**Data block:**
○ ○ ○ ○
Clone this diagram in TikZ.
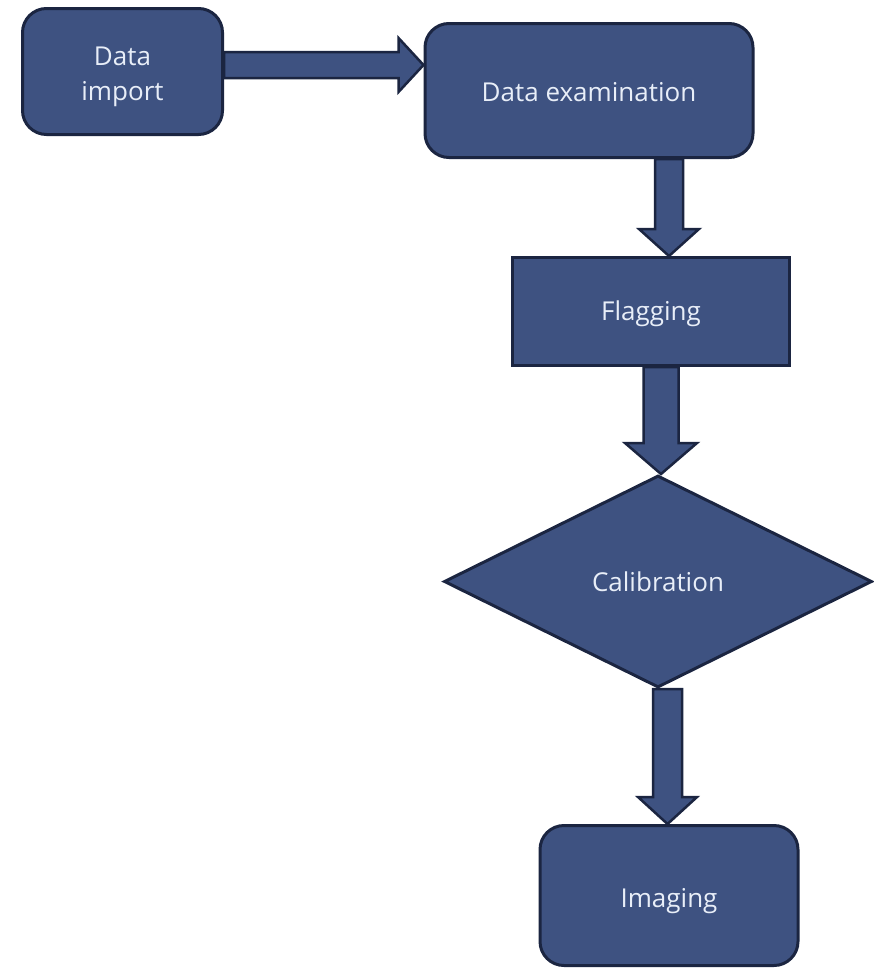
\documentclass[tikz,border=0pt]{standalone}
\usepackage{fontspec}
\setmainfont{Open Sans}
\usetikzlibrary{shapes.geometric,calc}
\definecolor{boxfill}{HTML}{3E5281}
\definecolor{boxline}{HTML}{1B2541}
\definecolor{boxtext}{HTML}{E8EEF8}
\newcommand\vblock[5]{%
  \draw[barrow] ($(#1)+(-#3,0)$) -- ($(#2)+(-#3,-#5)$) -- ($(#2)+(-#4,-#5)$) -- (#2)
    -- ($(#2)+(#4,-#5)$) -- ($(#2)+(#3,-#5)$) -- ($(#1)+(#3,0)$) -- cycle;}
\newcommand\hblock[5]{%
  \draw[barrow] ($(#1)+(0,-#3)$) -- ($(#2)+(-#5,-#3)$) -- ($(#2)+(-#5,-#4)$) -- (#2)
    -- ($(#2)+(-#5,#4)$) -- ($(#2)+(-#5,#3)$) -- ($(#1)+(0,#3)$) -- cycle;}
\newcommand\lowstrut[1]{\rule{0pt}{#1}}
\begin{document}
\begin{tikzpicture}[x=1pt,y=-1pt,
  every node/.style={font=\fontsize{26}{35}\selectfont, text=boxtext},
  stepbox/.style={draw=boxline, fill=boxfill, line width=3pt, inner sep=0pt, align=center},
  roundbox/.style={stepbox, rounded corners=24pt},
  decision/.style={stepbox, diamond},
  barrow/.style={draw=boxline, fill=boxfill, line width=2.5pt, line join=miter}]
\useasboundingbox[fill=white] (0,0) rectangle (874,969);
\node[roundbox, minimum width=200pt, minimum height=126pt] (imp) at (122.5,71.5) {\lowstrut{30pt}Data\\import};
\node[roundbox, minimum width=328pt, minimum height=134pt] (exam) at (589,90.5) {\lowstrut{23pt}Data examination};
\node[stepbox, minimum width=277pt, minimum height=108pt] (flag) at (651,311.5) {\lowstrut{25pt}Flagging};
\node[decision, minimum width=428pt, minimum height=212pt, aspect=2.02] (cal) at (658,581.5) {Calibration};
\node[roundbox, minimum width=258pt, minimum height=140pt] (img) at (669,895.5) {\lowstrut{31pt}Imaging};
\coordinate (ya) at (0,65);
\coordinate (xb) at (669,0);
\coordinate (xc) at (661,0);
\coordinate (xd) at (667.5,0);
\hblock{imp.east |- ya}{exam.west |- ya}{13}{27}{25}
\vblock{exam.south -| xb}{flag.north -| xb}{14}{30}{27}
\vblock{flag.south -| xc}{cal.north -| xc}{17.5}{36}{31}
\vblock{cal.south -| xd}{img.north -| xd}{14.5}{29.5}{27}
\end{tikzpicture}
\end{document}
○ ○ ○ ○
**Given request:** Every line above should be returned word for word, with the pictures left behind.

**Worked solution:**
Clone this diagram in TikZ.
\documentclass[tikz,border=0pt]{standalone}
\usepackage{fontspec}
\setmainfont{Open Sans}
\usetikzlibrary{shapes.geometric,calc}
\definecolor{boxfill}{HTML}{3E5281}
\definecolor{boxline}{HTML}{1B2541}
\definecolor{boxtext}{HTML}{E8EEF8}
\newcommand\vblock[5]{%
  \draw[barrow] ($(#1)+(-#3,0)$) -- ($(#2)+(-#3,-#5)$) -- ($(#2)+(-#4,-#5)$) -- (#2)
    -- ($(#2)+(#4,-#5)$) -- ($(#2)+(#3,-#5)$) -- ($(#1)+(#3,0)$) -- cycle;}
\newcommand\hblock[5]{%
  \draw[barrow] ($(#1)+(0,-#3)$) -- ($(#2)+(-#5,-#3)$) -- ($(#2)+(-#5,-#4)$) -- (#2)
    -- ($(#2)+(-#5,#4)$) -- ($(#2)+(-#5,#3)$) -- ($(#1)+(0,#3)$) -- cycle;}
\newcommand\lowstrut[1]{\rule{0pt}{#1}}
\begin{document}
\begin{tikzpicture}[x=1pt,y=-1pt,
  every node/.style={font=\fontsize{26}{35}\selectfont, text=boxtext},
  stepbox/.style={draw=boxline, fill=boxfill, line width=3pt, inner sep=0pt, align=center},
  roundbox/.style={stepbox, rounded corners=24pt},
  decision/.style={stepbox, diamond},
  barrow/.style={draw=boxline, fill=boxfill, line width=2.5pt, line join=miter}]
\useasboundingbox[fill=white] (0,0) rectangle (874,969);
\node[roundbox, minimum width=200pt, minimum height=126pt] (imp) at (122.5,71.5) {\lowstrut{30pt}Data\\import};
\node[roundbox, minimum width=328pt, minimum height=134pt] (exam) at (589,90.5) {\lowstrut{23pt}Data examination};
\node[stepbox, minimum width=277pt, minimum height=108pt] (flag) at (651,311.5) {\lowstrut{25pt}Flagging};
\node[decision, minimum width=428pt, minimum height=212pt, aspect=2.02] (cal) at (658,581.5) {Calibration};
\node[roundbox, minimum width=258pt, minimum height=140pt] (img) at (669,895.5) {\lowstrut{31pt}Imaging};
\coordinate (ya) at (0,65);
\coordinate (xb) at (669,0);
\coordinate (xc) at (661,0);
\coordinate (xd) at (667.5,0);
\hblock{imp.east |- ya}{exam.west |- ya}{13}{27}{25}
\vblock{exam.south -| xb}{flag.north -| xb}{14}{30}{27}
\vblock{flag.south -| xc}{cal.north -| xc}{17.5}{36}{31}
\vblock{cal.south -| xd}{img.north -| xd}{14.5}{29.5}{27}
\end{tikzpicture}
\end{document}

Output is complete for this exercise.